*GIVEN INFORMATION*:
+ + + + +

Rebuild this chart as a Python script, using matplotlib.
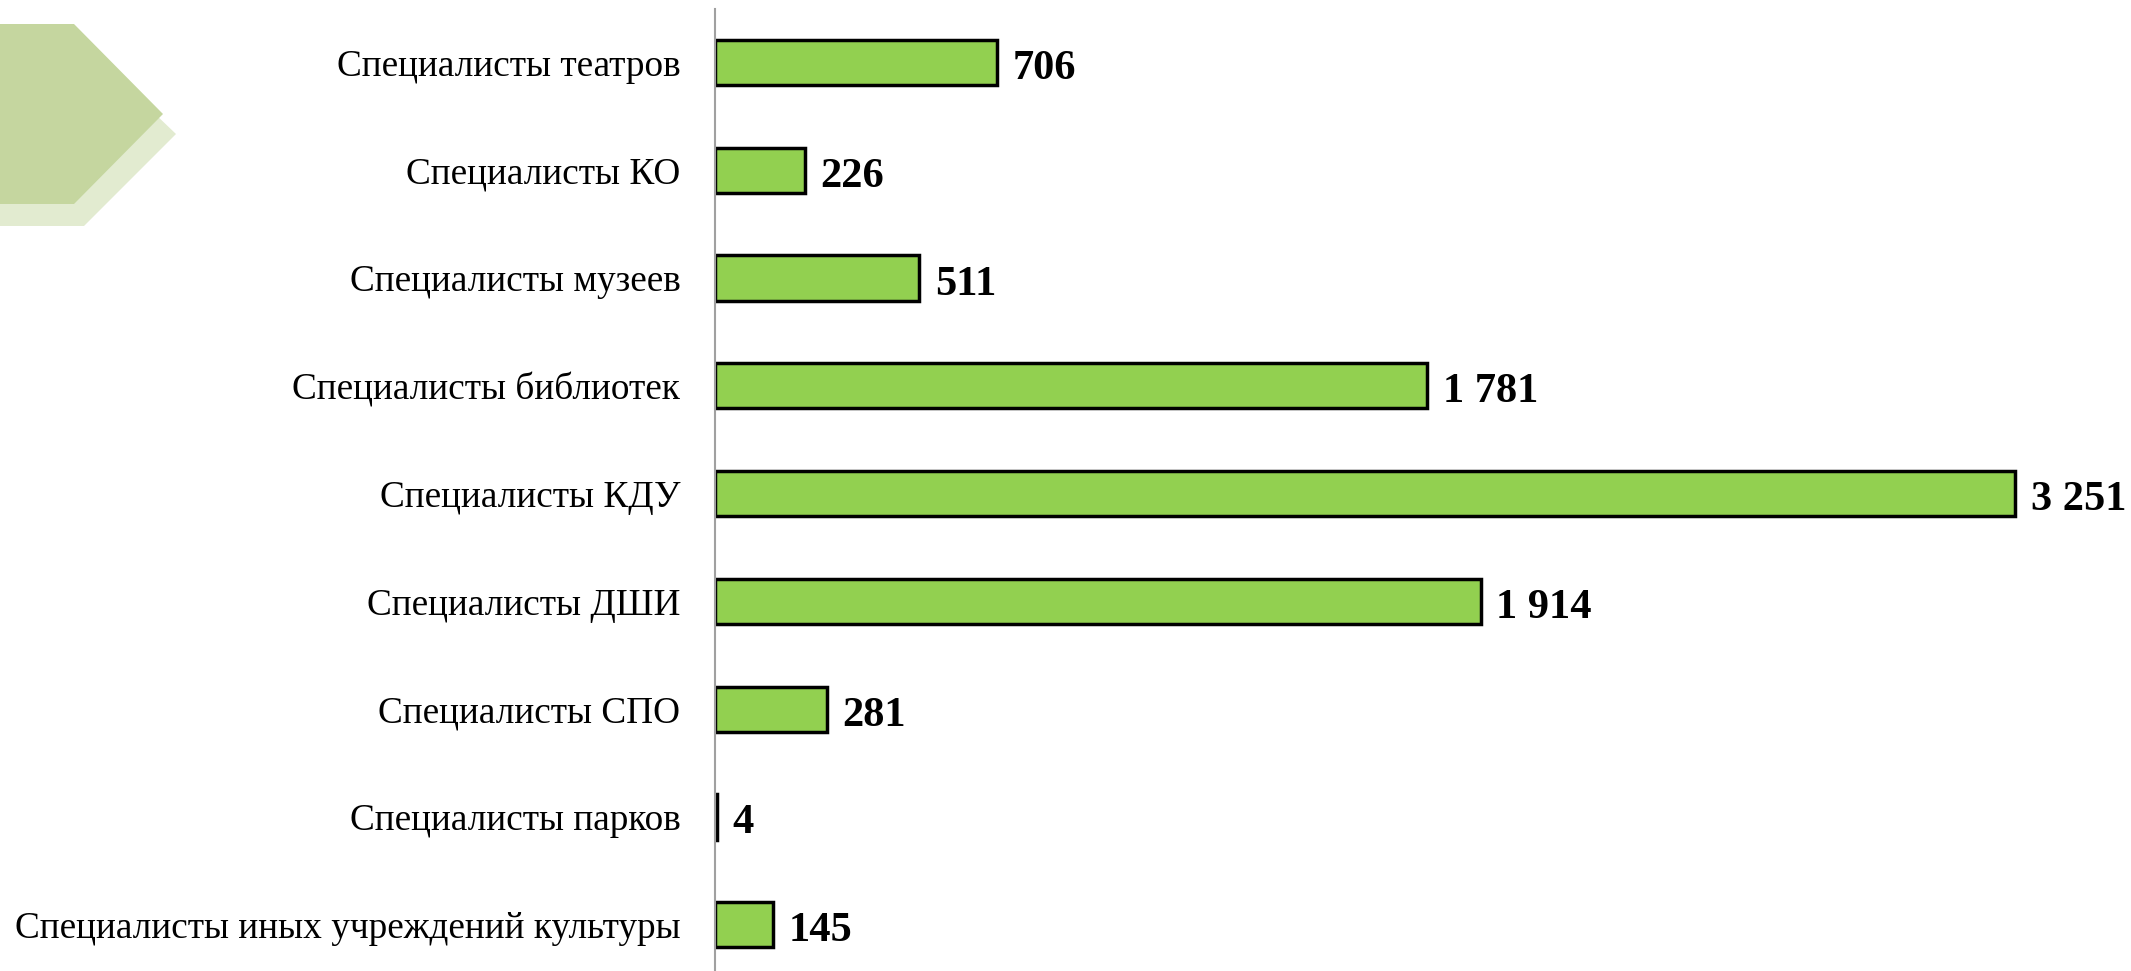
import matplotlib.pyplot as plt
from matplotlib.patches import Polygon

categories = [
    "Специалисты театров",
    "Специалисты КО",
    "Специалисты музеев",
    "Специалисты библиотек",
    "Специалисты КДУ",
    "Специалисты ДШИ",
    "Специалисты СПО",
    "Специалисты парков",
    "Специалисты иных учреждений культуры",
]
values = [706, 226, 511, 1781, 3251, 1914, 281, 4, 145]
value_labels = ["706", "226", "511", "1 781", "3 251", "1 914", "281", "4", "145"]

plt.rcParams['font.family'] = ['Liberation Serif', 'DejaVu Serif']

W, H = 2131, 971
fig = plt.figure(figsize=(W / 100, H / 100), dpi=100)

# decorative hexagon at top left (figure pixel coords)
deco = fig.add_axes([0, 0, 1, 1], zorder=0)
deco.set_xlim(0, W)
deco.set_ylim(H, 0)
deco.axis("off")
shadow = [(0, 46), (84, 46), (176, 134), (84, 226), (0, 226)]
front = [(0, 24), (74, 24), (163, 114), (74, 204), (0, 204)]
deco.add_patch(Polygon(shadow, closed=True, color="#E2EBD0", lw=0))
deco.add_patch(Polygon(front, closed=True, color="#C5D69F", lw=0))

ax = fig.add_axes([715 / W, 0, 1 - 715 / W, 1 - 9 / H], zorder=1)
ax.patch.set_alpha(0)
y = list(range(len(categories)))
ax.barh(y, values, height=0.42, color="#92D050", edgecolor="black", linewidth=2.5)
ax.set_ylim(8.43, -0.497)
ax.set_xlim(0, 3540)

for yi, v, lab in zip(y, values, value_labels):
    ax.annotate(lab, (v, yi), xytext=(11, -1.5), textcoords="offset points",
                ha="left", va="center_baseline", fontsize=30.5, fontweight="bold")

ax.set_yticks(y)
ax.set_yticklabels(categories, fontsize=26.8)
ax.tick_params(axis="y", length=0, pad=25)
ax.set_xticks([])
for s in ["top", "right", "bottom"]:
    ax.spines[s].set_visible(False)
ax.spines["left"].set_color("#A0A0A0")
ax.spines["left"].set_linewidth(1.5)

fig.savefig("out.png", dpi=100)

+ + + + +

*WHAT THE EXERCISE ASKS*: In the copy, include no pictures; restate the listing above exactly.

*ANSWER IN FULL*:
Rebuild this chart as a Python script, using matplotlib.
import matplotlib.pyplot as plt
from matplotlib.patches import Polygon

categories = [
    "Специалисты театров",
    "Специалисты КО",
    "Специалисты музеев",
    "Специалисты библиотек",
    "Специалисты КДУ",
    "Специалисты ДШИ",
    "Специалисты СПО",
    "Специалисты парков",
    "Специалисты иных учреждений культуры",
]
values = [706, 226, 511, 1781, 3251, 1914, 281, 4, 145]
value_labels = ["706", "226", "511", "1 781", "3 251", "1 914", "281", "4", "145"]

plt.rcParams['font.family'] = ['Liberation Serif', 'DejaVu Serif']

W, H = 2131, 971
fig = plt.figure(figsize=(W / 100, H / 100), dpi=100)

# decorative hexagon at top left (figure pixel coords)
deco = fig.add_axes([0, 0, 1, 1], zorder=0)
deco.set_xlim(0, W)
deco.set_ylim(H, 0)
deco.axis("off")
shadow = [(0, 46), (84, 46), (176, 134), (84, 226), (0, 226)]
front = [(0, 24), (74, 24), (163, 114), (74, 204), (0, 204)]
deco.add_patch(Polygon(shadow, closed=True, color="#E2EBD0", lw=0))
deco.add_patch(Polygon(front, closed=True, color="#C5D69F", lw=0))

ax = fig.add_axes([715 / W, 0, 1 - 715 / W, 1 - 9 / H], zorder=1)
ax.patch.set_alpha(0)
y = list(range(len(categories)))
ax.barh(y, values, height=0.42, color="#92D050", edgecolor="black", linewidth=2.5)
ax.set_ylim(8.43, -0.497)
ax.set_xlim(0, 3540)

for yi, v, lab in zip(y, values, value_labels):
    ax.annotate(lab, (v, yi), xytext=(11, -1.5), textcoords="offset points",
                ha="left", va="center_baseline", fontsize=30.5, fontweight="bold")

ax.set_yticks(y)
ax.set_yticklabels(categories, fontsize=26.8)
ax.tick_params(axis="y", length=0, pad=25)
ax.set_xticks([])
for s in ["top", "right", "bottom"]:
    ax.spines[s].set_visible(False)
ax.spines["left"].set_color("#A0A0A0")
ax.spines["left"].set_linewidth(1.5)

fig.savefig("out.png", dpi=100)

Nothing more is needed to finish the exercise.